One documented case: a DeFi insurance protocol paid claims for a "hack" that was actually a controlled exploit by the team itself (exit scam). Without independent on-chain event verification, on-chain insurance can become a tool for fraud.
Comparison of Insurance Models
| Model | Example | Development Complexity | Payout Time |
|---|---|---|---|
| Parametric | Flight delay | Low (3–5 weeks) | Minutes |
| P2P pool | DeFi hacks | Medium (2–3 months) | Days–weeks |
| Hybrid | Parametric + governance | High (3+ months) | Minutes–days |
Our Work Process
- Analysis. Type of risk, jurisdiction, data sources for oracles, claim assessment mechanism, pool tokenomics.
- Design. Pool architecture, premium pricing mechanism, governance, LP liquidity management. Separate compliance structure.
- Development. Foundry with fork tests of mainnet (especially for Chainlink integrations). Fuzz testing of actuarial calculations at boundary values. Invariant testing: total payouts never exceed pool capital.
- Audit. For insurance protocols with real funds — mandatory external audit. Specific vectors: oracle manipulation, governance attacks, bank run scenarios.
- Deployment.

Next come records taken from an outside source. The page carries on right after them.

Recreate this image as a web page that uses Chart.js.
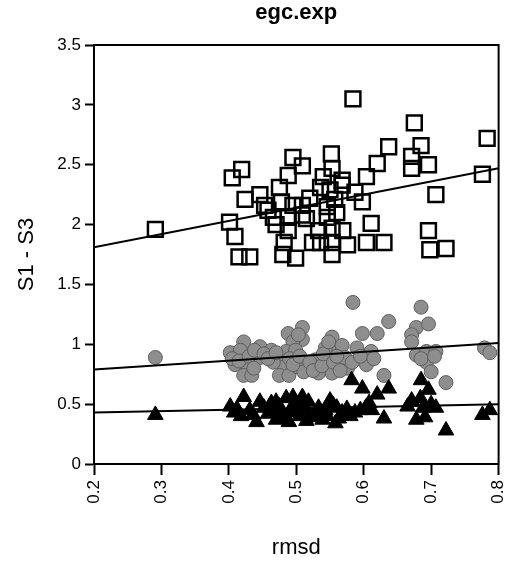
<!DOCTYPE html>
<html>
<head>
<meta charset="utf-8">
<script src="https://cdn.jsdelivr.net/npm/chart.js@4/dist/chart.umd.min.js"></script>
<style>
  body { margin: 0; background: #fff; }
  canvas { display: block; }
</style>
</head>
<body>
<canvas id="chart" width="524" height="563"></canvas>
<script>
// egc.exp — S1 - S3 against rmsd, three groups with their fitted lines

const sqX = [0.584, 0.675, 0.783, 0.637, 0.685, 0.671, 0.696, 0.671, 0.620, 0.552,
    0.553, 0.495, 0.509, 0.419, 0.488, 0.405, 0.604, 0.568, 0.776, 0.707,
    0.424, 0.446, 0.453, 0.475, 0.478, 0.495, 0.509, 0.509, 0.466, 0.488,
    0.488, 0.482, 0.480, 0.499, 0.401, 0.409, 0.415, 0.431, 0.291, 0.536,
    0.550, 0.568, 0.587, 0.557, 0.598, 0.546, 0.546, 0.533, 0.553, 0.569,
    0.524, 0.536, 0.553, 0.576, 0.553, 0.611, 0.604, 0.630, 0.696, 0.698, 0.722,
    0.458, 0.520, 0.540, 0.470, 0.515, 0.560];
const sqY = [3.05, 2.85, 2.72, 2.65, 2.66, 2.57, 2.50, 2.47, 2.51, 2.59,
    2.47, 2.56, 2.49, 2.46, 2.41, 2.39, 2.40, 2.37, 2.42, 2.25,
    2.21, 2.25, 2.16, 2.31, 2.19, 2.16, 2.16, 2.08, 2.06, 2.06,
    1.95, 1.85, 1.75, 1.72, 2.02, 1.90, 1.73, 1.73, 1.96, 2.31,
    2.29, 2.33, 2.27, 2.21, 2.19, 2.15, 2.06, 1.95, 1.97, 1.95,
    1.85, 1.85, 1.85, 1.83, 1.75, 2.01, 1.85, 1.85, 1.95, 1.79, 1.80,
    2.12, 2.22, 2.40, 2.00, 2.05, 2.10];

const circX = [0.584, 0.685, 0.637, 0.598, 0.620, 0.678, 0.696, 0.671, 0.671, 0.488,
    0.509, 0.509, 0.495, 0.553, 0.422, 0.291, 0.402, 0.417, 0.446, 0.463,
    0.409, 0.427, 0.422, 0.434, 0.446, 0.475, 0.485, 0.499, 0.482, 0.475,
    0.489, 0.502, 0.514, 0.528, 0.533, 0.547, 0.553, 0.568, 0.543, 0.562,
    0.553, 0.576, 0.590, 0.606, 0.611, 0.604, 0.630, 0.678, 0.693, 0.707,
    0.693, 0.700, 0.722, 0.779, 0.787, 0.572, 0.511, 0.466,
    0.405, 0.415, 0.430, 0.438, 0.452, 0.458, 0.470, 0.490, 0.495, 0.505,
    0.520, 0.525, 0.538, 0.540, 0.555, 0.560, 0.565, 0.583, 0.595, 0.615,
    0.685, 0.705, 0.503, 0.548, 0.437];
const circY = [1.35, 1.31, 1.19, 1.09, 1.09, 1.14, 1.17, 1.08, 1.02, 1.09,
    1.14, 1.04, 1.02, 1.06, 1.02, 0.89, 0.93, 0.95, 0.98, 0.95,
    0.83, 0.83, 0.74, 0.74, 0.89, 0.89, 0.94, 0.95, 0.81, 0.74,
    0.74, 0.81, 0.83, 0.87, 0.76, 0.87, 0.98, 0.99, 0.97, 0.80,
    0.76, 0.80, 0.97, 0.91, 0.94, 0.83, 0.74, 0.91, 0.94, 0.94,
    0.85, 0.77, 0.68, 0.97, 0.93, 0.89, 0.77, 0.85,
    0.88, 0.86, 0.90, 0.95, 0.92, 0.88, 0.93, 0.88, 0.83, 0.90,
    0.85, 0.78, 0.82, 0.92, 0.85, 0.90, 0.78, 0.85, 0.90, 0.88,
    0.88, 0.90, 1.08, 1.02, 0.80];

const triX = [0.291, 0.402, 0.422, 0.408, 0.431, 0.441, 0.446, 0.463, 0.475, 0.485,
    0.495, 0.509, 0.480, 0.489, 0.499, 0.533, 0.550, 0.555, 0.539, 0.558,
    0.568, 0.582, 0.598, 0.608, 0.620, 0.630, 0.637, 0.671, 0.684, 0.685,
    0.696, 0.678, 0.691, 0.707, 0.722, 0.776, 0.787, 0.524, 0.466, 0.587,
    0.412, 0.418, 0.436, 0.452, 0.458, 0.470, 0.478, 0.492, 0.503, 0.505,
    0.515, 0.518, 0.528, 0.543, 0.546, 0.560, 0.563, 0.575, 0.580, 0.595,
    0.603, 0.612, 0.665, 0.688, 0.700, 0.515, 0.470];
const triY = [0.41, 0.48, 0.56, 0.43, 0.45, 0.35, 0.52, 0.51, 0.48, 0.55,
    0.56, 0.56, 0.38, 0.35, 0.43, 0.47, 0.53, 0.49, 0.37, 0.34,
    0.43, 0.70, 0.63, 0.51, 0.58, 0.38, 0.63, 0.53, 0.55, 0.70,
    0.62, 0.37, 0.39, 0.47, 0.28, 0.41, 0.45, 0.39, 0.43, 0.43,
    0.46, 0.40, 0.41, 0.47, 0.42, 0.52, 0.44, 0.46, 0.50, 0.40,
    0.45, 0.52, 0.42, 0.45, 0.40, 0.47, 0.38, 0.46, 0.40, 0.45,
    0.47, 0.45, 0.48, 0.47, 0.50, 0.36, 0.37];

// fitted lines, end points at the x axis limits
const fitX = [0.2, 0.8];
const sqFit = [1.81, 2.47];
const circFit = [0.79, 1.01];
const triFit = [0.43, 0.50];

const xTicks = [0.2, 0.3, 0.4, 0.5, 0.6, 0.7, 0.8];
const yTicks = [0, 0.5, 1, 1.5, 2, 2.5, 3, 3.5];

const pts = (xs, ys) => xs.map((x, i) => ({ x, y: ys[i] }));

const FONT = "'Liberation Sans', Arial, sans-serif";

function fitLine(ys) {
    return {
        type: 'line',
        data: pts(fitX, ys),
        borderColor: '#000',
        borderWidth: 2,
        pointRadius: 0,
        fill: false,
        order: 0,
    };
}

// title centred over the plot area, not the whole canvas
const plotTitle = {
    id: 'plotTitle',
    afterDraw(chart) {
        const { ctx, chartArea } = chart;
        ctx.save();
        ctx.font = 'bold 22px ' + FONT;
        ctx.fillStyle = '#000';
        ctx.textAlign = 'center';
        ctx.textBaseline = 'middle';
        ctx.fillText('egc.exp', (chartArea.left + chartArea.right) / 2, 13);
        ctx.restore();
    },
};

// box round the plot
const frame = {
    id: 'frame',
    afterDatasetsDraw(chart) {
        const { ctx, chartArea: a } = chart;
        ctx.save();
        ctx.strokeStyle = '#000';
        ctx.lineWidth = 2;
        ctx.strokeRect(a.left, a.top, a.right - a.left, a.bottom - a.top);
        ctx.restore();
    },
};

new Chart(document.getElementById('chart'), {
    type: 'scatter',
    data: {
        datasets: [
            {
                data: pts(sqX, sqY),
                pointStyle: 'rect',
                pointRadius: 10.5,
                backgroundColor: 'rgba(255,255,255,0)',
                borderColor: '#000',
                borderWidth: 2.5,
                order: 3,
            },
            {
                data: pts(circX, circY),
                pointStyle: 'circle',
                pointRadius: 7,
                backgroundColor: '#8e8e8e',
                borderColor: '#5e5e5e',
                borderWidth: 1,
                order: 2,
            },
            {
                data: pts(triX, triY),
                pointStyle: 'triangle',
                pointRadius: 9,
                backgroundColor: '#000',
                borderColor: '#000',
                borderWidth: 1,
                order: 1,
            },
            fitLine(sqFit),
            fitLine(circFit),
            fitLine(triFit),
        ],
    },
    options: {
        responsive: false,
        animation: false,
        layout: { padding: { left: 14, right: 17, top: 45, bottom: 0 } },
        plugins: {
            legend: { display: false },
            tooltip: { enabled: false },
        },
        scales: {
            x: {
                type: 'linear',
                min: 0.2,
                max: 0.8,
                afterBuildTicks: s => { s.ticks = xTicks.map(v => ({ value: v })); },
                afterFit: s => { s.height = 99; },
                border: { display: true, color: '#000', width: 2 },
                grid: { drawOnChartArea: false, drawTicks: true, tickLength: 11, tickColor: '#000', tickWidth: 2 },
                ticks: {
                    color: '#000',
                    font: { family: FONT, size: 17 },
                    minRotation: 90,
                    maxRotation: 90,
                    padding: 5,
                    callback: v => v.toFixed(1),
                },
                title: {
                    display: true,
                    text: 'rmsd',
                    color: '#000',
                    font: { family: FONT, size: 22 },
                    padding: { top: 0, bottom: 2 },
                },
            },
            y: {
                type: 'linear',
                min: 0,
                max: 3.5,
                afterBuildTicks: s => { s.ticks = yTicks.map(v => ({ value: v })); },
                afterFit: s => { s.width = 80; },
                border: { display: true, color: '#000', width: 2 },
                grid: { drawOnChartArea: false, drawTicks: true, tickLength: 9, tickColor: '#000', tickWidth: 2 },
                ticks: {
                    color: '#000',
                    font: { family: FONT, size: 17 },
                    padding: 4,
                    callback: v => String(v),
                },
                title: {
                    display: true,
                    text: 'S1 - S3',
                    color: '#000',
                    font: { family: FONT, size: 22 },
                    padding: 0,
                },
            },
        },
    },
    plugins: [plotTitle, frame],
});
</script>
</body>
</html>
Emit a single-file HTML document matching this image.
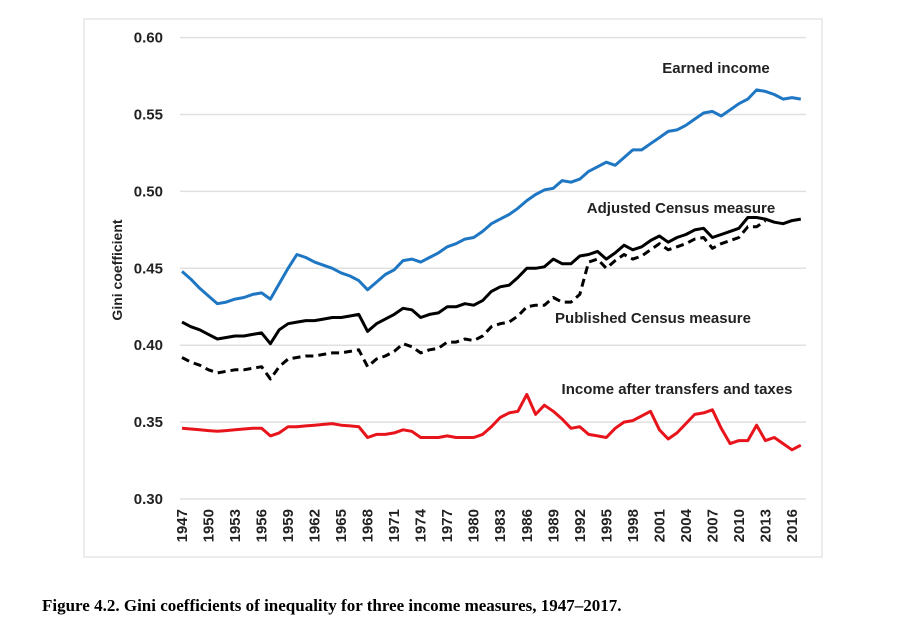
<!DOCTYPE html>
<html><head><meta charset="utf-8"><style>
body{margin:0;background:#fff;width:900px;height:631px;overflow:hidden}
svg text{font-family:"Liberation Sans",sans-serif}
</style></head><body>
<svg width="900" height="631">
<rect x="84" y="19" width="738" height="538" fill="none" stroke="#e6e6e6" stroke-width="1.5"/>
<g id="grid"></g><g id="yt"></g><g id="xt"></g><g id="lines"></g>
<text transform="translate(122,270) rotate(-90)" text-anchor="middle" font-size="14" font-weight="bold" fill="#222">Gini coefficient</text>
<text x="716" y="73" text-anchor="middle" font-size="15" font-weight="bold" fill="#222">Earned income</text>
<text x="681" y="213" text-anchor="middle" font-size="15" font-weight="bold" fill="#222">Adjusted Census measure</text>
<text x="653" y="323" text-anchor="middle" font-size="15" font-weight="bold" fill="#222">Published Census measure</text>
<text x="677" y="394" text-anchor="middle" font-size="15" font-weight="bold" fill="#222">Income after transfers and taxes</text>
<text x="42" y="611" font-size="17" font-weight="bold" fill="#000" style="font-family:'Liberation Serif',serif">Figure 4.2. Gini coefficients of inequality for three income measures, 1947–2017.</text>
</svg>
<script>
const years=[];for(let y=1947;y<=2017;y++)years.push(y);
const yTicks=[0.30,0.35,0.40,0.45,0.50,0.55,0.60];
const xTickYears=[1947,1950,1953,1956,1959,1962,1965,1968,1971,1974,1977,1980,1983,1986,1989,1992,1995,1998,2001,2004,2007,2010,2013,2016];
const earned=[.448,.443,.437,.432,.427,.428,.430,.431,.433,.434,.430,.440,.450,.459,.457,.454,.452,.450,.447,.445,.442,.436,.441,.446,.449,.455,.456,.454,.457,.460,.464,.466,.469,.470,.474,.479,.482,.485,.489,.494,.498,.501,.502,.507,.506,.508,.513,.516,.519,.517,.522,.527,.527,.531,.535,.539,.540,.543,.547,.551,.552,.549,.553,.557,.560,.566,.565,.563,.560,.561,.560];
const adjusted=[.415,.412,.410,.407,.404,.405,.406,.406,.407,.408,.401,.410,.414,.415,.416,.416,.417,.418,.418,.419,.420,.409,.414,.417,.420,.424,.423,.418,.420,.421,.425,.425,.427,.426,.429,.435,.438,.439,.444,.450,.450,.451,.456,.453,.453,.458,.459,.461,.456,.460,.465,.462,.464,.468,.471,.467,.470,.472,.475,.476,.470,.472,.474,.476,.483,.483,.482,.480,.479,.481,.482];
const published=[.392,.389,.387,.384,.382,.383,.384,.384,.385,.386,.378,.386,.391,.392,.393,.393,.394,.395,.395,.396,.397,.386,.391,.393,.396,.401,.399,.395,.397,.398,.402,.402,.404,.403,.406,.412,.414,.415,.419,.425,.426,.426,.431,.428,.428,.433,.454,.456,.450,.455,.459,.456,.458,.462,.466,.462,.464,.466,.469,.470,.463,.466,.468,.470,.477,.477,.481,null,null,null,null];
const afterTax=[.346,.3455,.345,.3445,.344,.3445,.345,.3455,.346,.346,.341,.343,.347,.347,.3475,.348,.3485,.349,.348,.3475,.347,.340,.342,.342,.343,.345,.344,.340,.340,.340,.341,.340,.340,.340,.342,.347,.353,.356,.357,.368,.355,.361,.357,.352,.346,.347,.342,.341,.340,.346,.350,.351,.354,.357,.345,.339,.343,.349,.355,.356,.358,.346,.336,.338,.338,.348,.338,.340,.336,.332,.335];
const X=y=>182+(y-1947)*8.84;
const Y=v=>499-(v-0.30)/0.05*76.9;
const NS="http://www.w3.org/2000/svg";
function mk(tag,attrs,parent,txt){const e=document.createElementNS(NS,tag);for(const k in attrs)e.setAttribute(k,attrs[k]);if(txt!=null)e.textContent=txt;document.getElementById(parent).appendChild(e);return e;}
yTicks.forEach(v=>{
 const g=mk('line',{x1:180,x2:806,y1:Y(v),y2:Y(v),stroke:'#e0e0e0','stroke-width':1.5},'grid');
 
 
 const t=mk('text',{x:163,y:Y(v)+5,'text-anchor':'end','font-size':15,'font-weight':'bold',fill:'#222'},'yt',v.toFixed(2));
 
 
});
xTickYears.forEach(yr=>{
 const t=mk('text',{transform:`translate(${X(yr)+5},509) rotate(-90)`,'text-anchor':'end','font-size':15,'font-weight':'bold',fill:'#222'},'xt',String(yr));
 
 
});
function path(arr){let d='',pen=false;arr.forEach((v,i)=>{if(v==null){pen=false;return;}d+=(pen?'L':'M')+X(years[i]).toFixed(1)+','+Y(v).toFixed(1);pen=true;});return d;}
const series=[[earned,'#1f77c4','','earned-income-line'],[adjusted,'#000','','adjusted-census-line'],[published,'#000','8,5','published-census-line'],[afterTax,'#e8141b','','income-after-transfers-line']];
series.forEach(s=>{
 const p=mk('path',{d:path(s[0]),fill:'none',stroke:s[1],'stroke-width':3,'stroke-linejoin':'round','stroke-dasharray':s[2]||'none'},'lines');
 
 
});
</script>
</body></html>
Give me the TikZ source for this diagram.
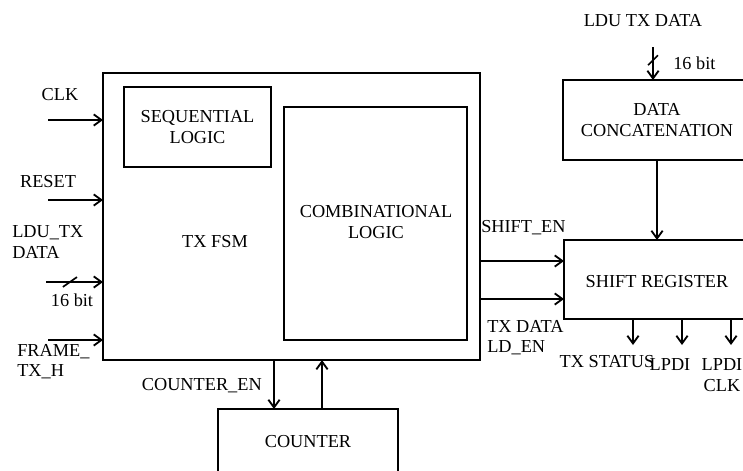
\documentclass[tikz,border=0pt]{standalone}
\usepackage{fontspec}
\setmainfont{Liberation Serif}
\usetikzlibrary{arrows.meta, positioning, calc, decorations.markings}

\tikzset{
  block/.style={draw, rectangle, line width=1.3pt, inner sep=0pt, outer sep=0pt, anchor=north west},
  sig/.style={-{Straight Barb[length=5.5pt,width=8pt]}, line width=1.3pt},
  lbl/.style={font=\fontsize{13}{14.4}\selectfont, inner sep=0pt},
  busmark/.style={postaction={decorate}, decoration={markings, mark=at position #1 with {\draw[-, line width=1.2pt] (-5pt,-3.5pt) -- (5pt,3.5pt);}}},
  busmarkv/.style={postaction={decorate}, decoration={markings, mark=at position #1 with {\draw[-, line width=1.2pt] (3.5pt,-3.5pt) -- (-3.5pt,3.5pt);}}},
}

\begin{document}
\begin{tikzpicture}[x=0.025cm, y=-0.025cm]
    \useasboundingbox (0,0) rectangle (743,470);
    \clip (0,0) rectangle (743,470);

    % FSM block
    \node[block, minimum width=9.425cm, minimum height=7.175cm] (fsm) at (103,73) {};
    \node[block, minimum width=3.675cm, minimum height=2cm] (seq) at (124,87) {};
    \node[lbl, align=center] (seqlbl) at (seq.center) {SEQUENTIAL\\LOGIC};
    \node[block, minimum width=4.575cm, minimum height=5.825cm] (comb) at (284,107) {};
    \node[lbl, align=center] (comblbl) at (376,222) {COMBINATIONAL\\LOGIC};
    \node[lbl] (fsmlbl) at (215,242) {TX FSM};

    % Right side blocks
    \node[block, minimum width=4.7cm, minimum height=2cm] (concat) at (563,80) {};
    \node[lbl, align=center] (concatlbl) at (concat.center) {DATA\\CONCATENATION};
    \node[block, minimum width=4.65cm, minimum height=1.975cm] (shift) at (564,240) {};
    \node[lbl] (shiftlbl) at (657,282) {SHIFT REGISTER};

    % Counter
    \node[block, minimum width=4.5cm, minimum height=1.65cm] (counter) at (218,409) {};
    \node[lbl] (counterlbl) at (308,442) {COUNTER};

    % Inputs to FSM
    \coordinate (clkin) at (48,120);
    \coordinate (rstin) at (48,200);
    \coordinate (datain) at (46,282);
    \coordinate (framein) at (48,340);
    \draw[sig] (clkin) -- (clkin -| fsm.west);
    \draw[sig] (rstin) -- (rstin -| fsm.west);
    \draw[sig, busmark=0.42] (datain) -- (datain -| fsm.west);
    \draw[sig] (framein) -- (framein -| fsm.west);

    \node[lbl] (clklbl) at (60,95) {CLK};
    \node[lbl] (rstlbl) at (48,182) {RESET};
    \node[lbl, align=left, anchor=west] (datalbl) at (12,242) {LDU\_TX\\DATA};
    \node[lbl] (buslbl) at (72,300) {16 bit};
    \node[lbl, align=left, anchor=west] (framelbl) at (17,362) {FRAME\_\\TX\_H};

    % FSM to shift register
    \coordinate (shen) at (480,261);
    \coordinate (lden) at (480,299);
    \draw[sig] (shen) -- (shen -| shift.west);
    \draw[sig] (lden) -- (lden -| shift.west);
    \node[lbl, anchor=west] (shenlbl) at (481,228) {SHIFT\_EN};
    \node[lbl, align=left, anchor=west] (ldenlbl) at (487,338) {TX DATA\\LD\_EN};

    % Data path on the right
    \coordinate (ldin) at (653,47);
    \draw[sig, busmarkv=0.4] (ldin) -- (ldin |- concat.north);
    \node[lbl] (ldinlbl) at (643,21) {LDU TX DATA};
    \node[lbl, anchor=west] (ldbuslbl) at (673,63) {16 bit};
    \draw[sig] (concat.south) -- (shift.north);

    % Shift register outputs
    \coordinate (txst) at (633,345);
    \coordinate (lpdi) at (682,345);
    \coordinate (lpdiclk) at (731,345);
    \draw[sig] (txst |- shift.south) -- (txst);
    \draw[sig] (lpdi |- shift.south) -- (lpdi);
    \draw[sig] (lpdiclk |- shift.south) -- (lpdiclk);
    \node[lbl] (txstlbl) at (607,362) {TX STATUS};
    \node[lbl] (lpdilbl) at (670,365) {LPDI};
    \node[lbl, align=center] (lpdiclklbl) at (722,375) {LPDI\\CLK};

    % FSM and counter
    \coordinate (cnten) at (274,360);
    \coordinate (cntdone) at (322,409);
    \draw[sig] (cnten) -- (cnten |- counter.north);
    \draw[sig] (cntdone) -- (cntdone |- fsm.south);
    \node[lbl, anchor=east] (cntenlbl) at (262,386) {COUNTER\_EN};
\end{tikzpicture}
\end{document}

Phased launch: limited initial capital, coverage caps, gradual lifting of restrictions after load audit.
What Is Included in Our Work
- Architectural documentation
- Smart contract source code (Solidity, Rust for Solana)
- Integration with Chainlink oracles
- Unit, fuzz, and invariant tests
- External audit results
- Mainnet deployment and configuration
- Client team training
- 12 months of support
Time Estimates
Parametric insurance with a single risk and Chainlink: 3–5 weeks. P2P pool with governance and actuarial pricing: 2–3 months. Full protocol with multiple covers, LP mechanics, and frontend: 3+ months.
The cost is calculated individually — complexity varies from a simple parametric contract to a full protocol. Request a consultation – we will help you choose the optimal architecture. Contact us to discuss your project.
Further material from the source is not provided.